Mobile telephones and pager s are often referred to as "electronic balls and chains", while a recent newspaper report cites the claim by a consultant on work-life issues that at least 30 per cent of her seminar audiences admit to checking their voice mail at 10pm in case a client needs them.

That point illustrates the scale of the problem confronting those of us - that is, everyone with any trace of sanity left - trying to do something about this thorny issue. Part of the problem is that everyone is afraid of making a stand. This is true at the individual level because even those highly regarded "talents" believe that, if they decline, there are others who would be prepared to do what is required, perhaps even for less money.

It is also true at the organisational level because the gurus and consultants between them have contrived to make the business environment so competitive that there is little place for the company that just wants to bumble along making a decent, if unspectacular living.

At least in perception it is a business world where you either kill or are killed. That is why clients and customers can make unreasonable demands, just like the employees afraid of losing their jobs, company managements feel that, even if they wanted to say no, they could not afford to because a rival would immediately step in.

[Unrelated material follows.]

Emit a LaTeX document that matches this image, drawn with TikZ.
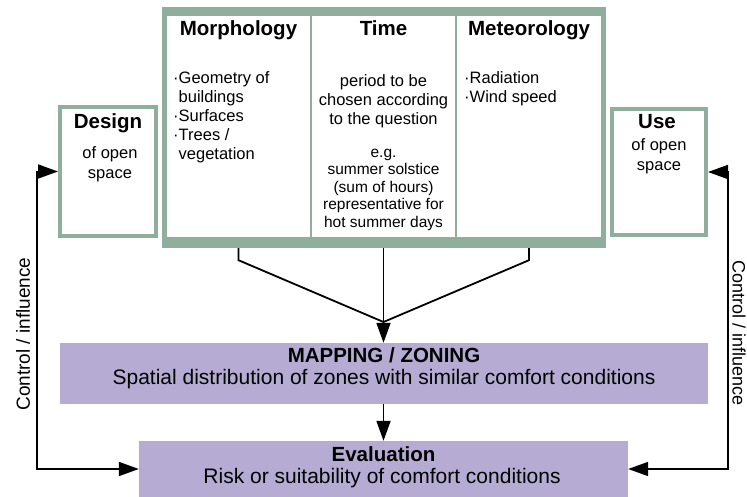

One way in which people are responding to such pressures is by setting up on their own, often by selling their services to their former employers. The explosion in small firms of this type helps to explain, in particular, why the proportion of women in the workforce is rising while it remains as difficult as ever to find them in the higher echelons of management.

But, as Ms Foster is at pains to point out, the work-life balance issue has moved beyond being a concern just for women. Men, too, have started to realise that career success is not everything, and this could prove to be the biggest spur to change.

But, even so, the National Work-Life Forum may have to work overtime to come up with a coherent strategy for change by this time next year.